Ahora nos parecen ridículas expresiones como “líder político”, “ministro”, o no digamos ya “presidente del gobierno”.
[Publicado originalmente en elDiario.es] En la primavera del año 2020 España entró en estado de alarma, que era la figura jurídica que permitía al gobierno restringir derechos fundamentales y confinar a la población en sus hogares. Uno ponía la televisión y solo encontraba hospitales saturados, sanitarios exhaustos, cadáveres de ancianos abandonados en residencias y cifras ascendentes de muertos, miles de muertos, decenas de miles de muertos. Daba igual la parte del mundo. En cualquier país se improvisaban morgues, el ejército patrullaba las calles o trasladaba ataúdes, a veces en interminables hileras de camiones. Para comprar alimentos había que esperar en colas al exterior, siempre enfundados en guantes, mascarillas improvisadas en casa y convenientemente separados del resto. Ni siquiera los niños tenían permitido salir a la calle. De alguna manera debían seguir telemáticamente el curso escolar, pero muchos no tenían medios para hacerlo o sus padres no podían estar pendientes de ellos las veinticuatro horas diarias que ahora debían convivir. Ellos también trabajaban a distancia si su empleo no era de los considerados esenciales y si no habían sido despedidos. Sectores económicos enteros se descalabraban, y no estaba claro que todo el que saliera indemne de la pandemia fuera a sobrevivir a una crisis que iba a camino de dejar la de 2008 en una anécdota.

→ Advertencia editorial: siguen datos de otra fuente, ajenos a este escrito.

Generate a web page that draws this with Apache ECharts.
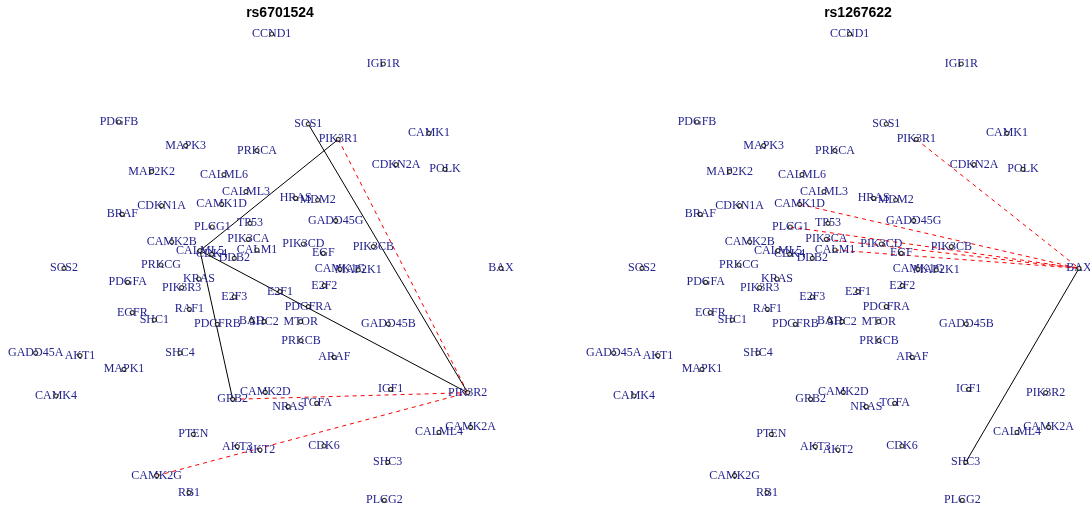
<!DOCTYPE html>
<html lang="en">
<head>
    <meta charset="UTF-8">
    <title>SNP networks</title>
    <script src="https://cdn.jsdelivr.net/npm/echarts@6/dist/echarts.min.js"></script>
    <style>
        body { margin: 0; background: #fff; }
        #main { width: 1090px; height: 510px; }
    </style>
</head>
<body>
    <div id="main"></div>
    <script>
        // shared layout for both panels
        var genes = ['CCND1', 'IGF1R', 'PDGFB', 'SOS1', 'CAMK1', 'PIK3R1', 'MAPK3', 'PRKCA', 'CDKN2A', 'POLK',
            'MAP2K2', 'CALML6', 'CALML3', 'HRAS', 'MDM2', 'CAMK1D', 'CDKN1A', 'BRAF', 'GADD45G', 'TP53',
            'PLCG1', 'PIK3CA', 'CAMK2B', 'PIK3CD', 'PIK3CB', 'CALM1', 'CALML5', 'EGF', 'CDK4', 'DDB2',
            'PRKCG', 'SOS2', 'BAX', 'CAMK1G', 'MAP2K1', 'KRAS', 'PDGFA', 'E2F2', 'PIK3R3', 'E2F1',
            'E2F3', 'PDGFRA', 'RAF1', 'EGFR', 'SHC1', 'BAD', 'SHC2', 'MTOR', 'GADD45B', 'PDGFRB',
            'PRKCB', 'GADD45A', 'SHC4', 'AKT1', 'ARAF', 'MAPK1', 'IGF1', 'CAMK2D', 'PIK3R2', 'CAMK4',
            'GRB2', 'TGFA', 'NRAS', 'CAMK2A', 'CALML4', 'PTEN', 'CDK6', 'AKT3', 'AKT2', 'SHC3',
            'CAMK2G', 'RB1', 'PLCG2'];
        var layoutX = [271.7, 383.3, 119, 308.3, 429, 338.3, 185.7, 257, 396, 445,
            151.7, 224, 246, 295.7, 317.7, 221.7, 161.7, 122.3, 335.7, 250,
            212.3, 248.3, 171.7, 303.3, 373.3, 257, 200, 323.3, 211.7, 234.3,
            161, 64, 501, 340, 358.3, 199, 127.7, 324.3, 181.7, 280,
            234.3, 308.3, 189.3, 132.3, 154.3, 251.7, 264, 300.7, 388.3, 217.3,
            301, 35.7, 180, 80, 334.3, 124, 390.7, 265.3, 467.7, 56,
            232.7, 316.7, 288.3, 470.7, 439, 193.3, 324, 237.3, 260, 387.7,
            156.7, 189, 384.3];
        var layoutY = [34, 64, 122, 124, 133.3, 139.3, 145.7, 150.7, 164.7, 169.3,
            171.7, 174.7, 191.7, 198.3, 200, 204.3, 205.7, 214.3, 220.7, 223.3,
            227, 239.3, 242, 244, 246.7, 250, 250.7, 253.3, 254.3, 258.3,
            265, 268.3, 268.3, 269.3, 270, 279, 282.3, 285.7, 287.7, 291.7,
            297, 306.7, 309.3, 312.7, 320, 320.7, 321.7, 321.7, 324, 324.3,
            340.7, 353, 353, 355.7, 357.3, 369.3, 389.3, 392.3, 392.7, 396,
            399.3, 403.3, 406.7, 427.3, 432.3, 434.3, 446, 446.7, 450, 462.3,
            475.7, 492.7, 500.3];

        var snps = ['rs6701524', 'rs1267622'];
        // [source, target, kind] ; kind 'pos' = solid black, 'neg' = dashed red
        var edges1 = [
            ['SOS1', 'PIK3R2', 'pos'],
            ['PIK3R1', 'CALML5', 'pos'],
            ['CALML5', 'GRB2', 'pos'],
            ['CALML5', 'PIK3R2', 'pos'],
            ['PIK3R1', 'PIK3R2', 'neg'],
            ['GRB2', 'PIK3R2', 'neg'],
            ['CAMK2G', 'PIK3R2', 'neg']
        ];
        var edges2 = [
            ['SHC3', 'BAX', 'pos'],
            ['PIK3R1', 'BAX', 'neg'],
            ['CAMK1D', 'BAX', 'neg'],
            ['PLCG1', 'BAX', 'neg'],
            ['PIK3CA', 'BAX', 'neg'],
            ['CALM1', 'BAX', 'neg']
        ];

        var panelLeft = [0, 578];
        var panelCenter = [275, 853];

        function nodeData() {
            var d = [];
            for (var i = 0; i < genes.length; i++) {
                d.push({ name: genes[i], value: [layoutX[i], layoutY[i]] });
            }
            return d;
        }
        function linkData(edges) {
            return edges.map(function (e) {
                return {
                    source: e[0], target: e[1],
                    lineStyle: e[2] == 'pos'
                        ? { color: '#000000', width: 1, type: 'solid', opacity: 1 }
                        : { color: '#ff0000', width: 1, type: [4, 4], opacity: 1 }
                };
            });
        }

        var grids = [], xAxes = [], yAxes = [], titles = [], series = [];
        [edges1, edges2].forEach(function (edges, k) {
            grids.push({ left: panelLeft[k], top: 0, width: 512, height: 510 });
            xAxes.push({ type: 'value', gridIndex: k, min: 0, max: 512, show: false });
            yAxes.push({ type: 'value', gridIndex: k, min: 0, max: 510, inverse: true, show: false });
            titles.push({
                text: snps[k], left: panelCenter[k], top: 1, textAlign: 'center',
                textStyle: { fontFamily: 'Liberation Sans', fontSize: 14, fontWeight: 'bold', color: '#000' }
            });
            // edges + labels
            series.push({
                type: 'graph',
                coordinateSystem: 'cartesian2d',
                xAxisIndex: k,
                yAxisIndex: k,
                z: 2,
                symbol: 'circle',
                symbolSize: 1,
                itemStyle: { color: 'rgba(0,0,0,0)' },
                label: {
                    show: true,
                    position: 'inside',
                    formatter: '{b}',
                    color: '#23238f',
                    fontFamily: 'Liberation Serif',
                    fontSize: 12
                },
                emphasis: { disabled: true },
                data: nodeData(),
                links: linkData(edges)
            });
            // vertex dots drawn over the labels
            series.push({
                type: 'scatter',
                xAxisIndex: k,
                yAxisIndex: k,
                z: 10,
                symbol: 'circle',
                symbolSize: 4,
                itemStyle: { color: '#ffffff', borderColor: '#000000', borderWidth: 1.2 },
                emphasis: { disabled: true },
                data: nodeData()
            });
        });

        var chart = echarts.init(document.getElementById('main'));
        chart.setOption({
            animation: false,
            backgroundColor: '#ffffff',
            title: titles,
            grid: grids,
            xAxis: xAxes,
            yAxis: yAxes,
            series: series
        });
    </script>
</body>
</html>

El fin de esas medidas, la apertura de fronteras y la llegada del verano acabaron precipitando otra ola de contagios, de manera que en otoño el gobierno recurrió nuevamente al estado de alarma, esta vez sin confinamientos domiciliarios. No cabía duda de que en esta ocasión los hospitales estaban mejor preparados, que la población más vulnerable se protegía en mayor medida y que los contagios entre los jóvenes, desatados tras el encierro de la primavera, por norma general no requerían ingresos clínicos. Con todo, los muertos diarios se contaban otra vez por cientos. Uno pisaba la calle y se veía rodeado por una multitud cautelosa, precavida. Las colas se extendían por los aceras de los establecimientos para no superar los nuevos aforos de interior, y en ellas todo el mundo guardaba un metro y medio de distancia entre sí, apenas se cruzaban brevísimas charlas si se coincidía con un vecino y hasta parecía que por una vez la gente no se comunicaba a gritos, porque se sabía que eso aumentaba las posibilidades de contagio. Ni siquiera estaba permitido fumar en las terrazas de los bares. Ahora nos saludábamos con un choque de codos o la mano en el corazón y, por mucha mascarilla que lleváramos, un observador atento podía apreciar una diferencia sutil en las conversaciones: todos hablábamos como en posición de retroceso, como si estuviéramos a punto de marcharnos, siempre a un brazo de distancia de ese conocido con el que nos topábamos, del antiguo colega de trabajo, de un compañero de un curso al que con la mascarilla casi ni habíamos identificado. En la calle uno se contemplaba como desde fuera, desdoblado, en tercera persona.
Por si fuera poco, la movilidad había quedado restringida. Nadie podía circular por la vía pública en horario nocturno, ni desde luego desplazarse a otro municipio. Solo con la llegada de la Navidad se aliviaron, en cierta medida, algunas de esas restricciones.
Esas mismas Navidades, a la vez que una nueva cepa del virus multiplicaba los contagios, por fin comenzaba en todo el continente la campaña de vacunación. Era un hito impensable tan solo unos meses atrás y que únicamente se consiguió gracias al esfuerzo conjunto de científicos de todo el globo, por una vez libres de intereses geopolíticos.